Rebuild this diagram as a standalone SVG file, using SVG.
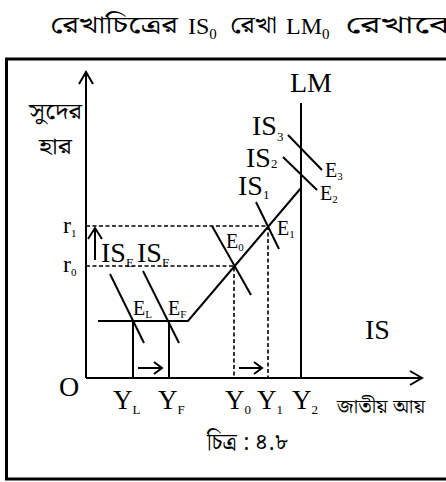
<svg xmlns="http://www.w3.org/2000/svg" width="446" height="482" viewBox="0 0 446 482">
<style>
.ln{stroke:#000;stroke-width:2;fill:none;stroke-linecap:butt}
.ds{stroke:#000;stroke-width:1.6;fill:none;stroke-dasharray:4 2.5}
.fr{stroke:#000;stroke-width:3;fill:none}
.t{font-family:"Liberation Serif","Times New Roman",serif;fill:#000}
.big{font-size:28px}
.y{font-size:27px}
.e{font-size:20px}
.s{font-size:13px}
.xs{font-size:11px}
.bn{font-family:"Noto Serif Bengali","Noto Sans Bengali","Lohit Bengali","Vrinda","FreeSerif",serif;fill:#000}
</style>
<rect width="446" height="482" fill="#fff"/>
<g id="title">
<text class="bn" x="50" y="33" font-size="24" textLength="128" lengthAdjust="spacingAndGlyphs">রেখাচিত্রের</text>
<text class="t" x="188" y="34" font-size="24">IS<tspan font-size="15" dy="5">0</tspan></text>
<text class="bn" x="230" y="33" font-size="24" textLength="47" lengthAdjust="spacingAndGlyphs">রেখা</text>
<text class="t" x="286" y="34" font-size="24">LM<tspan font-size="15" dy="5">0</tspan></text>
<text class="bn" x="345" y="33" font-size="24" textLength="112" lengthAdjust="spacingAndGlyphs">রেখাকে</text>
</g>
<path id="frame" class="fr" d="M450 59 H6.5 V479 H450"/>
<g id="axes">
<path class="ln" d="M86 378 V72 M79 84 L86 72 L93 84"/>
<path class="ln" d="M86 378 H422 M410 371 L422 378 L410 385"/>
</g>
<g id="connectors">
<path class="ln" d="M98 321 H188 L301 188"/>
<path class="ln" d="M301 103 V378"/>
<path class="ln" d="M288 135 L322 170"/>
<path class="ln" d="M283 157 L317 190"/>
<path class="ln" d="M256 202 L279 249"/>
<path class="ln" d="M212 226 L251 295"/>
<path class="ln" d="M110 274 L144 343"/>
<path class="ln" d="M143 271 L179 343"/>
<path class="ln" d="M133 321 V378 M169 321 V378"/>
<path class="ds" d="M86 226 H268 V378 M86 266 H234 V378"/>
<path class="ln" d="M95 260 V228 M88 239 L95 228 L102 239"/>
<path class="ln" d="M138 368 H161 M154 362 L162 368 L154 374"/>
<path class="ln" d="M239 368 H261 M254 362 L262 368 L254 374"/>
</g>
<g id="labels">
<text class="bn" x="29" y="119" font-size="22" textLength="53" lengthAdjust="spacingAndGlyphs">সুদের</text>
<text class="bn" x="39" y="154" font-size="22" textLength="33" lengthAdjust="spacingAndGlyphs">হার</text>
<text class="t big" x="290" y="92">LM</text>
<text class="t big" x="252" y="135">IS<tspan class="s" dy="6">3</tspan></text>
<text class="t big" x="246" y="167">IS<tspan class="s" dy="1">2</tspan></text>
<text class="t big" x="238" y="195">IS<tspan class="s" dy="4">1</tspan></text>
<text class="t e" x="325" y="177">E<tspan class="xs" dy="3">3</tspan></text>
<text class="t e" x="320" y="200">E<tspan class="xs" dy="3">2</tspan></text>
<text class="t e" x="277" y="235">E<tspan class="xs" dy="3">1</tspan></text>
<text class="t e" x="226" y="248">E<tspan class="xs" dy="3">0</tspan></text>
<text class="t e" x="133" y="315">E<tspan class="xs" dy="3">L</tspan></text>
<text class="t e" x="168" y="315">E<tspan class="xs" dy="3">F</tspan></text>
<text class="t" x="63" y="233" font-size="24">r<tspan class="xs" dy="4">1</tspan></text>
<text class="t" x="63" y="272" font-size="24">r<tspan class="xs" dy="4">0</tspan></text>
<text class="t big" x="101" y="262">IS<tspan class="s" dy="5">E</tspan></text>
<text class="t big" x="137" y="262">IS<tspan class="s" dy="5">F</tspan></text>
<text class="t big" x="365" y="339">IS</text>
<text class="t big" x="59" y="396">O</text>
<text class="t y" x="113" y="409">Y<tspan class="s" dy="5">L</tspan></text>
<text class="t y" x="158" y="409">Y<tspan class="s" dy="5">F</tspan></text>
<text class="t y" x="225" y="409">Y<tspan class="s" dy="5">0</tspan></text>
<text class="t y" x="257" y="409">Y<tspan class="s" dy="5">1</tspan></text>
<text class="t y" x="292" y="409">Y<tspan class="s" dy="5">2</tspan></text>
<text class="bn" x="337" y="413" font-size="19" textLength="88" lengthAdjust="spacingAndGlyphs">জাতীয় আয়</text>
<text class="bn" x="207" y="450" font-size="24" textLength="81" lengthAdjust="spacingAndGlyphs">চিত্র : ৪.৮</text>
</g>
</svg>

**TASK DETAILS:** Transcribe all of the material exactly, leaving out whatever pictures it contains.

**THE RESPONSE:**
Rebuild this diagram as a standalone SVG file, using SVG.
<svg xmlns="http://www.w3.org/2000/svg" width="446" height="482" viewBox="0 0 446 482">
<style>
.ln{stroke:#000;stroke-width:2;fill:none;stroke-linecap:butt}
.ds{stroke:#000;stroke-width:1.6;fill:none;stroke-dasharray:4 2.5}
.fr{stroke:#000;stroke-width:3;fill:none}
.t{font-family:"Liberation Serif","Times New Roman",serif;fill:#000}
.big{font-size:28px}
.y{font-size:27px}
.e{font-size:20px}
.s{font-size:13px}
.xs{font-size:11px}
.bn{font-family:"Noto Serif Bengali","Noto Sans Bengali","Lohit Bengali","Vrinda","FreeSerif",serif;fill:#000}
</style>
<rect width="446" height="482" fill="#fff"/>
<g id="title">
<text class="bn" x="50" y="33" font-size="24" textLength="128" lengthAdjust="spacingAndGlyphs">রেখাচিত্রের</text>
<text class="t" x="188" y="34" font-size="24">IS<tspan font-size="15" dy="5">0</tspan></text>
<text class="bn" x="230" y="33" font-size="24" textLength="47" lengthAdjust="spacingAndGlyphs">রেখা</text>
<text class="t" x="286" y="34" font-size="24">LM<tspan font-size="15" dy="5">0</tspan></text>
<text class="bn" x="345" y="33" font-size="24" textLength="112" lengthAdjust="spacingAndGlyphs">রেখাকে</text>
</g>
<path id="frame" class="fr" d="M450 59 H6.5 V479 H450"/>
<g id="axes">
<path class="ln" d="M86 378 V72 M79 84 L86 72 L93 84"/>
<path class="ln" d="M86 378 H422 M410 371 L422 378 L410 385"/>
</g>
<g id="connectors">
<path class="ln" d="M98 321 H188 L301 188"/>
<path class="ln" d="M301 103 V378"/>
<path class="ln" d="M288 135 L322 170"/>
<path class="ln" d="M283 157 L317 190"/>
<path class="ln" d="M256 202 L279 249"/>
<path class="ln" d="M212 226 L251 295"/>
<path class="ln" d="M110 274 L144 343"/>
<path class="ln" d="M143 271 L179 343"/>
<path class="ln" d="M133 321 V378 M169 321 V378"/>
<path class="ds" d="M86 226 H268 V378 M86 266 H234 V378"/>
<path class="ln" d="M95 260 V228 M88 239 L95 228 L102 239"/>
<path class="ln" d="M138 368 H161 M154 362 L162 368 L154 374"/>
<path class="ln" d="M239 368 H261 M254 362 L262 368 L254 374"/>
</g>
<g id="labels">
<text class="bn" x="29" y="119" font-size="22" textLength="53" lengthAdjust="spacingAndGlyphs">সুদের</text>
<text class="bn" x="39" y="154" font-size="22" textLength="33" lengthAdjust="spacingAndGlyphs">হার</text>
<text class="t big" x="290" y="92">LM</text>
<text class="t big" x="252" y="135">IS<tspan class="s" dy="6">3</tspan></text>
<text class="t big" x="246" y="167">IS<tspan class="s" dy="1">2</tspan></text>
<text class="t big" x="238" y="195">IS<tspan class="s" dy="4">1</tspan></text>
<text class="t e" x="325" y="177">E<tspan class="xs" dy="3">3</tspan></text>
<text class="t e" x="320" y="200">E<tspan class="xs" dy="3">2</tspan></text>
<text class="t e" x="277" y="235">E<tspan class="xs" dy="3">1</tspan></text>
<text class="t e" x="226" y="248">E<tspan class="xs" dy="3">0</tspan></text>
<text class="t e" x="133" y="315">E<tspan class="xs" dy="3">L</tspan></text>
<text class="t e" x="168" y="315">E<tspan class="xs" dy="3">F</tspan></text>
<text class="t" x="63" y="233" font-size="24">r<tspan class="xs" dy="4">1</tspan></text>
<text class="t" x="63" y="272" font-size="24">r<tspan class="xs" dy="4">0</tspan></text>
<text class="t big" x="101" y="262">IS<tspan class="s" dy="5">E</tspan></text>
<text class="t big" x="137" y="262">IS<tspan class="s" dy="5">F</tspan></text>
<text class="t big" x="365" y="339">IS</text>
<text class="t big" x="59" y="396">O</text>
<text class="t y" x="113" y="409">Y<tspan class="s" dy="5">L</tspan></text>
<text class="t y" x="158" y="409">Y<tspan class="s" dy="5">F</tspan></text>
<text class="t y" x="225" y="409">Y<tspan class="s" dy="5">0</tspan></text>
<text class="t y" x="257" y="409">Y<tspan class="s" dy="5">1</tspan></text>
<text class="t y" x="292" y="409">Y<tspan class="s" dy="5">2</tspan></text>
<text class="bn" x="337" y="413" font-size="19" textLength="88" lengthAdjust="spacingAndGlyphs">জাতীয় আয়</text>
<text class="bn" x="207" y="450" font-size="24" textLength="81" lengthAdjust="spacingAndGlyphs">চিত্র : ৪.৮</text>
</g>
</svg>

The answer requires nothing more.